I'm not sure what's in the weather but I posted a comment about Ole Miss tickets for this year on Facebook and within minutes, email communications would commence from guys I haven't spoken to in a long time. Maybe it's just the heat and we all long for cooler weather. The kind of weather that brings college football and fall foliage.
Hearing from all these guys from so many years ago would prompt me to tell a story from my college days. Now it's important to note that this is probably one of the only stories I can tell as the rest of them would get me in trouble.
And in keeping trouble under lock and key, we'll carefully venture back to Oxford, Mississippi when life revolved around a pair of lions that sat in front of an SAE house at Ole Miss.
Unlike the fraternity houses of today, the SAE house at the University of Mississippi was the epitome of old South. A little old lady by the name of Miss Carroll was our house mother. She must have been in her seventies and I recall she drank quite a bit. But who wouldn't living with 30 derelicts in starched khakis and wrinkled blazers all smoking Marlboro lights and drinking beer by ten in the morning. School was just something that got in the way of our social time.
There were two women that cooked for us under the direction of Phillip Shipp who was the kitchen manager and an upper class-man. The problems with being the kitchen manager were the continuous break-ins within our fraternity house kitchen. This absolutely rubbed the two cooks backwards and Phil caught hell for it as he was in charge. Day after day, Phil would let us all have it about the break-ins and how it was running up our food bill.
So how were they getting into the kitchen assuming the door was locked? Well it wasn't rocket science as every morning, the door lock had been beaten off with something. This was pretty common as once I saw a fraternity brother chopping down our house mother's door with an axe at three in the morning. "Come on out of there Miss Carroll! I know you're in there!"
With as much construction knowledge as a young college student would hold in his head, Phil went to the hardware store determined to create the ultimate break-in proof door deterrent. Complete with a brand new giant Master lock and hardened-steel shackle along with stainless steel chains, he spent hours drilling in new holes and fitting in a new zinc-plated hasp. This would be his finest masterpiece.
Sure enough, we came rolling in at three in the morning and that kitchen was locked down tighter than Fort Knox. No way we were getting in there that night.
We all sat down in the living room and Perry Galloway looked over at me and said, "You know they put chicken out to thaw for tomorrow. I saw them do it."
Now Perry Galloway was a kid from Yazoo City, Mississippi. He was generally quiet and never had much to say. But when he did, it was always to the point. When Perry was around, you could see him working things out in his head.

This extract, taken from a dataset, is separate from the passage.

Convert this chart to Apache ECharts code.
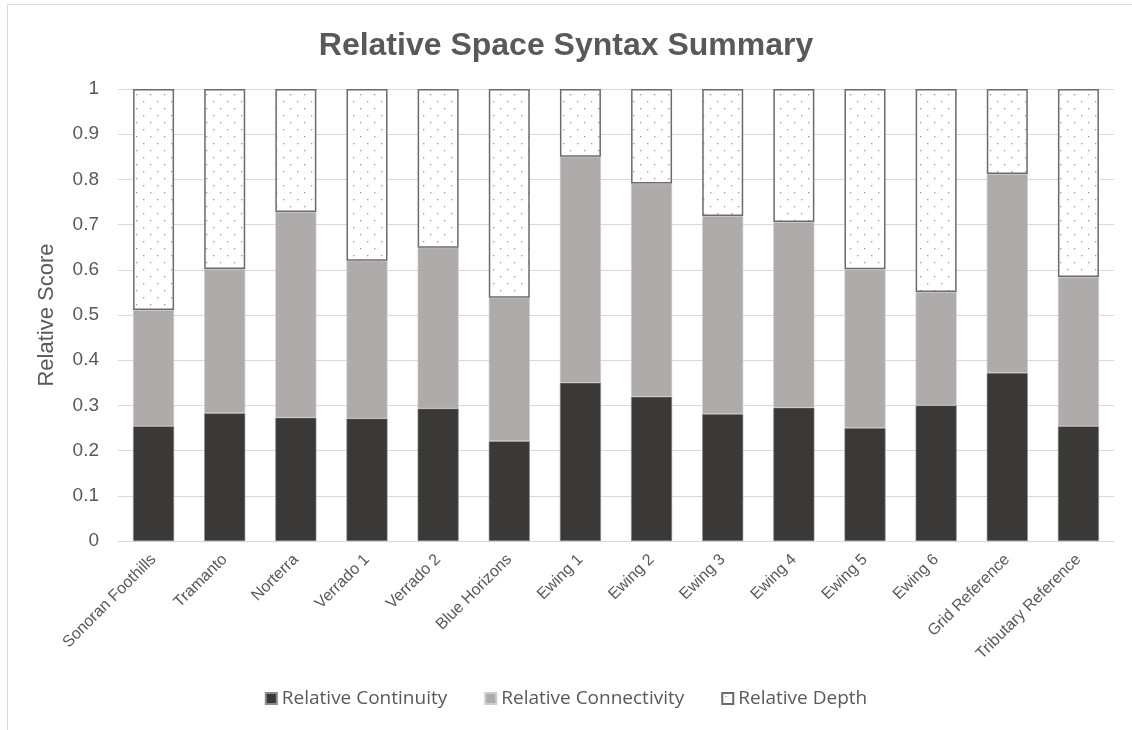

"So what do we do with a bunch of raw chicken?" I asked.
"We fry it," he replied.
Unbeknownst to me, Perry had been watching Norvel, one of the cooks, for months. He was infatuated with the deep fryer and just by watching her, had figured out how to work it. It was a big deep fryer and quite intimidating if you really didn't know what you were doing.
"You think you can get in there?" he asked me.
I went in the dining room and looked at Shipp's new lock. This was going to be tough as the chains were thick and the lock probably weighed five pounds.
I went outside to the entrance that was on the other side of the house. It was an old white door with a three panel glass window. I'm guessing it was original to the house as it had been painted numerous times.
I looked closely at the windows and about that time, Perry and the rest of the guys came around to the outside door to see what I was up to. "Go get me a screwdriver," I said and within minutes, someone had handed me the requested tool. I eased the dowel trim from the door pulling slowly so as not to bend the finish out nails. "I need a plunger." Within a minute, I had a plunger and had applied it to the glass so as to remove it from the door frame.
They quickly hoisted me into the kitchen where I unlocked the door. We had only flashlights as we knew that turning on the main lights would bring the heat.
Perry went over to the deep fryer, lit the fire and threw a fresh match in the grease. "That's how she does it. When that match lights, that grease is ready."
Sure enough, Perry was right on about the chicken. We immediately formed an assembly line and began seasoning, dipping and flouring well over 50 pieces of chicken. Perry threw them in the deep fryer until they were golden brown then dipping them out with a wire screen strainer, laid them gently onto a paper towel.
Laughing to ourselves, we sat and ate every piece of that chicken and to me it was the greatest meal of my college career. It wasn't that the chicken was all that special but that we were all together. A band of boys from all over the U.S. that virtually enjoyed every minute of every day together. And wouldn't take one minute back if we could.